図16(a)〜(f)に示すように、接着剤46が存在しない場合、各層によって反射された電磁波の強度は、照射部12から遠位にあるほど小さくなっていた。具体的には、照射部12側から数えてn+1番目の層によって反射された電磁波の強度は、照射部12側から数えてn番目の層によって反射された電磁波の強度の50%〜99%の範囲内になっていた。
一方、図14に示すように、接着剤46が存在する場合、接着剤46によって反射された電磁波の強度P26bは、第1層41によって反射された電磁波の強度P21bよりも大きくなっていた。また図14および図15に示すように、接着剤46が存在する場合、第2層42によって反射された電磁波の強度P22bは、第1層41によって反射された電磁波の強度P21bの50%未満になっていた。
10 検査装置
12 照射部
14 検出部
18 搬送部
20 解析部
30 容器
30A ブランク板
30B 積層体
41 第1層
42 第2層
46 接着剤
47 第1積層領域
48 第2積層領域

Claims (9)

  1. 第1層および第2層を含む積層体において、第1層と第2層との間に接着剤が設けられているかどうかを検査する検査方法であって、
    前記第1層側から前記積層体に電磁波を照射する照射工程と、
    前記積層体によって反射された電磁波、または前記積層体を透過した電磁波の強度を検出する検出工程と、
    前記検出工程の結果に基づいて、前記積層体において前記接着剤が設けられている位置を解析する解析工程と、を備え、
    前記解析工程は、前記検出工程の結果として得られる、第1変数を時間または周波数とし第2変数を電磁波の強度とするデータに基づいて行われる、検査方法。
  2. 前記照射工程において前記積層体に照射される電磁波は、0.1THz〜3THzの周波数範囲の電磁波である、請求項1に記載の検査方法。
  3. 前記接着剤は、水に溶解可能な、または水の中で分散可能な水性接着剤である、請求項1または2に記載の検査方法。
  4. 前記検出工程においては、前記積層体によって反射された電磁波が検出され、
    前記積層体は、前記第1層および前記第2層を含み、かつ前記接着剤を含まない第1積層領域、並びに、前記第1層および前記第2層と、前記第1層と前記第2層との間に設けられた接着剤と、を含む第2積層領域、を少なくとも有し、
    前記解析工程においては、前記第2積層領域の前記接着剤に特有のデータが得られるかどうかに基づいて、前記積層体において前記接着剤が設けられている位置が解析される、請求項1乃至3のいずれか一項に記載の検査方法。

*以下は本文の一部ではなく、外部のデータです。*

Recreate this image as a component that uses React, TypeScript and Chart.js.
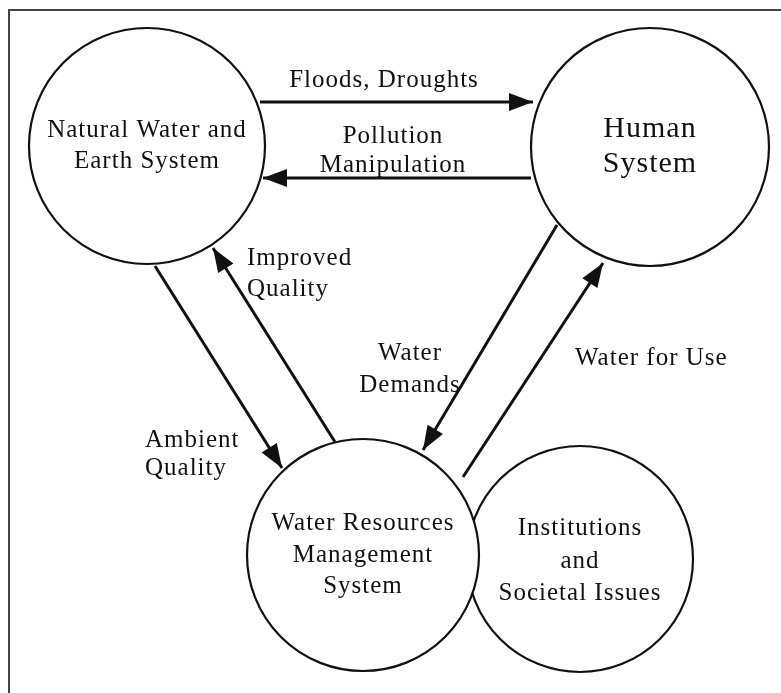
import React, { useEffect, useRef } from "react";
import { Chart, registerables } from "chart.js";

Chart.register(...registerables);

const W = 781;
const H = 693;

// Nodes (circles) — drawn in this order (Institutions first so Water Resources overlaps it)
const nodeNames = [
  "Natural Water and\nEarth System",
  "Human\nSystem",
  "Institutions\nand\nSocietal Issues",
  "Water Resources\nManagement\nSystem",
];
const nodeX = [147, 650, 580, 363];
const nodeY = [146, 147, 559, 555];
const nodeR = [118, 119, 113, 116];
const nodeTextY = [137, 137, 535, 530]; // first baseline
const nodeLineGap = [31, 35, 32.5, 31.5];
const nodeFontSize = [25, 30, 25, 25];

// Flows (arrows): from -> to
const flowNames = [
  "Floods, Droughts",
  "Pollution\nManipulation",
  "Ambient\nQuality",
  "Improved\nQuality",
  "Water\nDemands",
  "Water for Use",
];
const flowFromX = [260, 531, 155, 335, 557, 463];
const flowFromY = [102, 178, 266, 442, 225, 477];
const flowToX = [533, 263, 282, 213, 423, 603];
const flowToY = [102, 178, 468, 248, 450, 263];
const flowLabelX = [384, 393, 145, 247, 410, 575];
const flowLabelY = [87, 143, 447, 265, 360, 365];
const flowLabelAlign = ["center", "center", "left", "left", "center", "left"];
const flowLabelGap = [0, 29, 28, 31, 32, 0];

// Frame (left + top edge)
const frameX = [9, 9, 781];
const frameY = [693, 10, 10];

const FONT = "'Liberation Serif', 'Times New Roman', Times, serif";
const INK = "#111";

const arrowPlugin = {
  id: "arrowHeads",
  afterDatasetsDraw(chart: any) {
    const ctx = chart.ctx;
    chart.data.datasets.forEach((ds: any, i: number) => {
      if (!ds.isArrow) return;
      const meta = chart.getDatasetMeta(i);
      const pts = meta.data;
      if (pts.length < 2) return;
      const a = pts[pts.length - 2];
      const b = pts[pts.length - 1];
      const ang = Math.atan2(b.y - a.y, b.x - a.x);
      const len = 24;
      const half = 9;
      ctx.save();
      ctx.fillStyle = INK;
      ctx.beginPath();
      ctx.moveTo(b.x, b.y);
      const bx = b.x - len * Math.cos(ang);
      const by = b.y - len * Math.sin(ang);
      ctx.lineTo(bx + half * Math.cos(ang + Math.PI / 2), by + half * Math.sin(ang + Math.PI / 2));
      ctx.lineTo(bx - half * Math.cos(ang + Math.PI / 2), by - half * Math.sin(ang + Math.PI / 2));
      ctx.closePath();
      ctx.fill();
      ctx.restore();
    });
  },
};

const textPlugin = {
  id: "diagramText",
  afterDraw(chart: any) {
    const ctx = chart.ctx;
    const xs = chart.scales.x;
    const ys = chart.scales.y;
    const drawLines = (text: string, x: number, y: number, align: string, size: number, gap: number) => {
      ctx.save();
      ctx.fillStyle = INK;
      ctx.font = `${size}px ${FONT}`;
      (ctx as any).letterSpacing = "1px";
      ctx.textBaseline = "alphabetic";
      ctx.textAlign = align;
      text.split("\n").forEach((line, k) => {
        ctx.fillText(line, xs.getPixelForValue(x), ys.getPixelForValue(y + k * gap));
      });
      ctx.restore();
    };
    nodeNames.forEach((n, i) => drawLines(n, nodeX[i], nodeTextY[i], "center", nodeFontSize[i], nodeLineGap[i]));
    flowNames.forEach((n, i) => drawLines(n, flowLabelX[i], flowLabelY[i], flowLabelAlign[i], 25, flowLabelGap[i]));
  },
};

export default function App() {
  const ref = useRef<HTMLCanvasElement | null>(null);
  useEffect(() => {
    document.body.style.margin = "0";
    document.body.style.background = "#fff";
    const canvas = ref.current!;
    const datasets: any[] = [];
    datasets.push({
      type: "line",
      data: frameX.map((x, i) => ({ x, y: frameY[i] })),
      borderColor: "#444",
      borderWidth: 2,
      pointRadius: 0,
      showLine: true,
      fill: false,
      order: 2,
    });
    datasets.push({
      type: "bubble",
      data: nodeX.map((x, i) => ({ x, y: nodeY[i], r: nodeR[i] })),
      backgroundColor: "#fff",
      borderColor: INK,
      borderWidth: 2.2,
      order: 1,
    });
    flowNames.forEach((_, i) => {
      datasets.push({
        type: "line",
        isArrow: true,
        data: [
          { x: flowFromX[i], y: flowFromY[i] },
          { x: flowToX[i], y: flowToY[i] },
        ],
        borderColor: INK,
        borderWidth: 3,
        pointRadius: 0,
        showLine: true,
        fill: false,
        order: 0,
      });
    });
    const chart = new Chart(canvas, {
      type: "bubble",
      data: { datasets },
      options: {
        responsive: false,
        animation: false,
        events: [],
        layout: { padding: 0, autoPadding: false },
        plugins: { legend: { display: false }, tooltip: { enabled: false } },
        scales: {
          x: { type: "linear", min: 0, max: W, display: false },
          y: { type: "linear", min: 0, max: H, reverse: true, display: false },
        },
        clip: false as any,
      } as any,
      plugins: [arrowPlugin, textPlugin],
    });
    return () => chart.destroy();
  }, []);
  return <canvas ref={ref} width={W} height={H} style={{ display: "block", width: W, height: H }} />;
}
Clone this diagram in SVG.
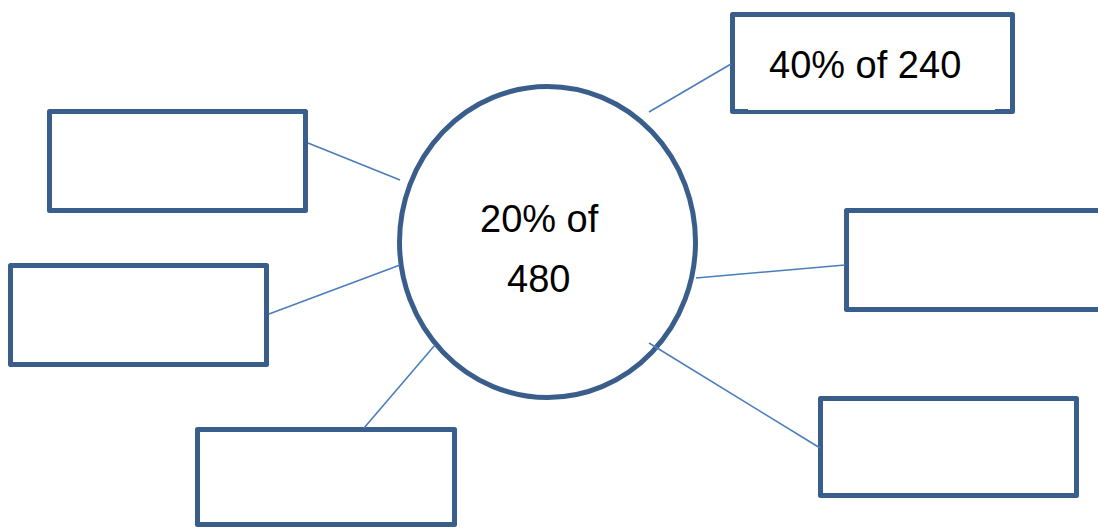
<svg xmlns="http://www.w3.org/2000/svg" width="1098" height="528" viewBox="0 0 1098 528">
<style>
.box{fill:#fff;stroke:#3A5E8C;stroke-width:5;stroke-linejoin:round}
.conn{stroke:#4A7EBB;stroke-width:1.6;fill:none}
.lbl{font-family:"Liberation Sans",Arial,sans-serif;font-size:38px;fill:#000}
</style>
<rect width="1098" height="528" fill="#fff"/>
<g id="center">
<ellipse class="box" cx="547.5" cy="242" rx="148" ry="155.5"/>
<text class="lbl" x="480" y="232">20% of</text>
<text class="lbl" x="507" y="292">480</text>
</g>
<g id="box-top-right">
<rect class="box" x="732.5" y="14.5" width="280" height="97"/>
<rect x="748" y="107.5" width="247" height="2.5" fill="#fff"/>
<text class="lbl" x="769" y="78">40% of 240</text>
</g>
<g id="box-left-top">
<rect class="box" x="49.5" y="111.5" width="256" height="99"/>
</g>
<g id="box-left-mid">
<rect class="box" x="10.5" y="265.5" width="256" height="99"/>
</g>
<g id="box-bottom">
<rect class="box" x="197.5" y="429.5" width="257" height="95"/>
</g>
<g id="box-right-mid">
<rect class="box" x="846.5" y="210.5" width="260" height="99"/>
</g>
<g id="box-right-bottom">
<rect class="box" x="820.5" y="398.5" width="256" height="97"/>
</g>
<g id="connectors">
<line class="conn" x1="649" y1="112" x2="731" y2="64"/>
<line class="conn" x1="308" y1="143" x2="400" y2="180"/>
<line class="conn" x1="269" y1="314" x2="400" y2="265"/>
<line class="conn" x1="364" y1="428" x2="435" y2="345"/>
<line class="conn" x1="696" y1="278" x2="845" y2="265"/>
<line class="conn" x1="649" y1="343" x2="820" y2="448"/>
</g>
</svg>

  5. 前記第1積層領域の前記第2層によって反射された電磁波の強度は、前記第1積層領域の前記第1層によって反射された電磁波の強度よりも小さく、
    前記第2積層領域の前記接着剤によって反射された電磁波の強度は、前記第2積層領域の前記第1層によって反射された電磁波の強度よりも大きい、請求項4に記載の検査方法。
  6. 前記第1積層領域の前記第2層によって反射された電磁波の強度は、前記第1積層領域の前記第1層によって反射された電磁波の強度の50%〜99%の範囲内であり、
    前記第2積層領域の前記第2層によって反射された電磁波の強度は、前記第2積層領域の前記第1層によって反射された電磁波の強度の50%未満である、請求項4に記載の検査方法。
  7. 前記検出工程においては、前記積層体を透過した電磁波が検出され、
    前記積層体は、前記第1層および前記第2層を含み、かつ前記接着剤を含まない第1積層領域、並びに、前記第1層および前記第2層と、前記第1層と前記第2層との間に設けられた接着剤と、を含む第2積層領域、を少なくとも有し、
    前記第2積層領域を透過した電磁波の強度は、前記第1積層領域を透過した電磁波の強度よりも小さい、請求項1乃至3のいずれか一項に記載の検査方法。
  8. 第1層および第2層を含む積層体の製造方法であって、
    前記第1層または前記第2層の少なくともいずれか一方に接着剤を塗布する工程と、
    前記接着剤を介して前記第1層と前記第2層とを貼り合わせて前記積層体を形成する工程と、
    前記第1層側から前記積層体に電磁波を照射する照射工程と、
    前記積層体によって反射された電磁波、または前記積層体を透過した電磁波の強度を検出する検出工程と、
    前記検出工程の結果に基づいて、前記積層体において前記接着剤が設けられている位置を解析する解析工程と、を備え、
    前記解析工程は、前記検出工程の結果として得られる、第1変数を時間または周波数とし第2変数を電磁波の強度とするデータに基づいて行われる、製造方法。
  9. 第1層および第2層を含む積層体において、第1層と第2層との間に接着剤が設けられているかどうかを検査する検査装置であって、
    前記第1層側から前記積層体に電磁波を照射する照射部と、
    前記積層体によって反射された電磁波、または前記積層体を透過した電磁波の強度を検出する検出部と、
    前記検出部による検出の結果に基づいて、前記積層体において前記接着剤が設けられている位置を解析する解析部と、を備え、
    前記解析部は、前記検出部による検出の結果として得られる、第1変数を時間または周波数とし第2変数を電磁波の強度とするデータに基づいて、前記積層体において前記接着剤が設けられている位置を解析する、検査装置。